Go-kart racing offers a rush for young and old


Just off an inconspicuous industrial side street, kids as young as 5 and adults as old as 80 don helmets, strap on seatbelts and zip around like something out of a video game.

They’re racing go-karts at K1 Speed in Highlands Ranch, one of a handful of places in the Denver metro area where impassioned drivers, beginners and fun-seeking groups can test their skills on winding tracks.

“Karting is definitely a little different than your regular pool day,” said Nichole Sarno, K1’s assistant manager.

Christian Obrecht, a 47-year-old from Denver, built up a love for karting near Bandimere Speedway, a professional drag-racing track just west of Lakewood. And although Obrecht wasn’t racing full-sized cars, renting karts proved to be a lasting passion for him — eventually, he bought his own wheels.

“I started up just from actually watching a commercial one time, and I was like, ‘Oh, man, I kind of want to get into this,” Obrecht said.

Once he came back to a track with his own kart, he found a “super open and friendly” community.

“I didn’t even know how to get the thing off my truck. I was standing there — it was like my first day of school,” Obrecht said. “This guy was just walking by like, ‘Do you need help?’ Those are the guys I hang out with now to this day with kart racing.”

Obrecht now hopes to get his young son into racing, too, which won’t be difficult with the metro area’s options. Action Karting, an outdoor track at the Bandimere Speedway near Highway C-470, touts itself as kid-friendly and an ideal place for first dates. K1 in Highlands Ranch sees events such as young girls’ birthday celebrations and bachelorette parties, Sarno said.

Male drivers are a bit more common than females at K1, Sarno said, but they’re not far off in numbers.

“Our fastest is a 17-year-old guy; the next fastest is a 13-year-old girl,” said Sarno, referring to K1’s speed records.

Adult karts can reach about 45 mph, and manual — or “shifter” — karts can reach about 55 mph, while junior karts for kids run about 25 to 30 mph, Sarno said.
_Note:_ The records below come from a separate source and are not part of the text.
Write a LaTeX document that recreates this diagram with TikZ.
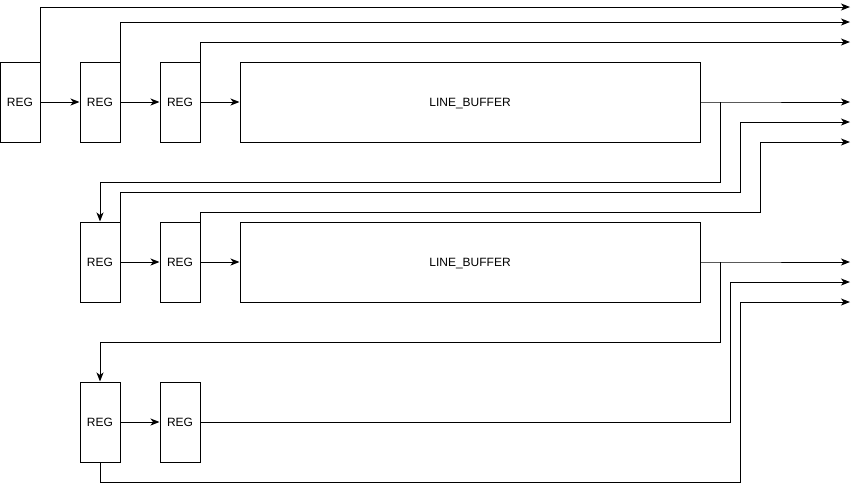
\documentclass[tikz,border=0pt]{standalone}
\usepackage{fontspec}
\setmainfont{Liberation Sans}
\usetikzlibrary{arrows.meta}
\begin{document}
\begin{tikzpicture}[x=1pt,y=-1pt,
  box/.style={draw,line width=1pt,minimum width=40pt,minimum height=80pt,inner sep=0pt,text depth=0pt,font=\fontsize{12}{14}\selectfont},
  lbuf/.style={box,minimum width=460pt},
  wire/.style={line width=1pt},
  arr/.style={wire,-{Stealth[length=9pt,width=7pt,inset=2.5pt]}}]
\useasboundingbox (0,0) rectangle (859,491);
% row 1
\node[box] (r1) at (20,102) {REG};
\node[box] (r2) at (100,102) {REG};
\node[box] (r3) at (180,102) {REG};
\node[lbuf] (lb1) at (470,102) {LINE\_BUFFER};
% row 2
\node[box] (r4) at (100,262) {REG};
\node[box] (r5) at (180,262) {REG};
\node[lbuf] (lb2) at (470,262) {LINE\_BUFFER};
% row 3
\node[box] (r6) at (100,422) {REG};
\node[box] (r7) at (180,422) {REG};
% outputs
\coordinate (o1) at (850,7);
\coordinate (o2) at (850,22);
\coordinate (o3) at (850,42);
\coordinate (o4) at (850,102);
\coordinate (o5) at (850,122);
\coordinate (o6) at (850,142);
\coordinate (o7) at (850,262);
\coordinate (o8) at (850,282);
\coordinate (o9) at (850,302);
\coordinate (j1) at (720,102);
\coordinate (j2) at (720,262);
\coordinate (k5) at (740,192);
\coordinate (k6) at (760,212);
\coordinate (k8) at (730,422);
\coordinate (k9) at (740,482);
% row 1 wires
\draw[arr] (r1.east) -- (r2.west);
\draw[arr] (r2.east) -- (r3.west);
\draw[arr] (r3.east) -- (lb1.west);
\draw[arr] (r1.north east) |- (o1);
\draw[arr] (r2.north east) |- (o2);
\draw[arr] (r3.north east) |- (o3);
\draw[arr] (lb1.east) -- (j1) -- (o4);
\draw[arr] (j1) -- (720,182) -| (r4.north);
% row 2 wires
\draw[arr] (r4.east) -- (r5.west);
\draw[arr] (r5.east) -- (lb2.west);
\draw[arr] (r4.north east) |- (k5) |- (o5);
\draw[arr] (r5.north east) |- (k6) |- (o6);
\draw[arr] (lb2.east) -- (j2) -- (o7);
\draw[arr] (j2) -- (720,342) -| (r6.north);
% row 3 wires
\draw[arr] (r6.east) -- (r7.west);
\draw[arr] (r7.east) -- (k8) |- (o8);
\draw[arr] (r6.south) |- (k9) |- (o9);
\end{tikzpicture}
\end{document}
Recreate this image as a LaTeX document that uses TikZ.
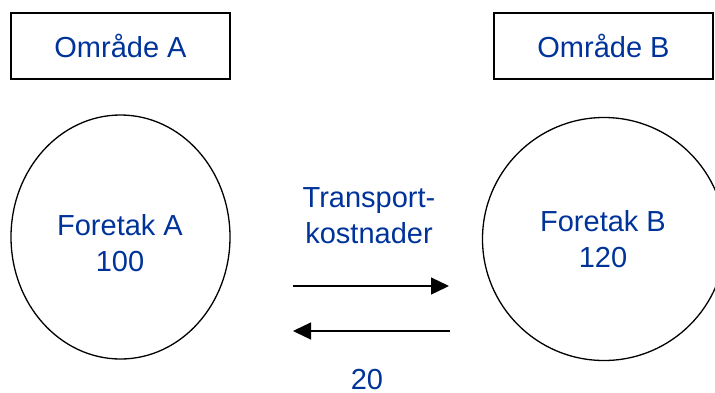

And on tracks that allow personal, non-rental karts, Obrecht’s vehicle can reach about 100 mph.

Despite the high-energy atmosphere of karting, what Obrecht enjoys most is the mental clarity the repetition of the turns can bring.

“It’s all you’re thinking about when you’re doing it,” Obrecht said. “You’ll have a favorite turn, a not-so-favorite turn … My wife makes fun of me because she says, ‘You’re just going in a circle,’ but that alone clears your mind.”

Sarno’s favorite part is “the thrill of it” — as an employee at K1, she often drives the karts — but watching others speed around is satisfying, too.

“The excitement they get from it — a little girl beat her brother, a kid beat his dad,” Sarno said. “Watching people grow and find passion in karting is my favorite thing here.”

On an evening in late July, Anil Kumar Somala, 44, came to K1 with his children, Pratheek Somala, 10, and 12-year-old Bhavagnya Somala. The father from Highlands Ranch wanted to give his kids driving experience to be more comfortable on streets one day.

His daughter, Bhavagnya, came to K1 before with apprehension, but she stepped up with more confidence this time.

“In the first round, it was pretty scary, to be honest, because I’ve never driven anything, but I felt safe on second lap — but it was fun,” said Bhavagnya Somala, adding she plans to keep karting in the future.

It’s the kind of experience Sarno likes to see.

“People of all ages develop a passion for it,” Sarno said. “The light they get in their eyes is amazing.”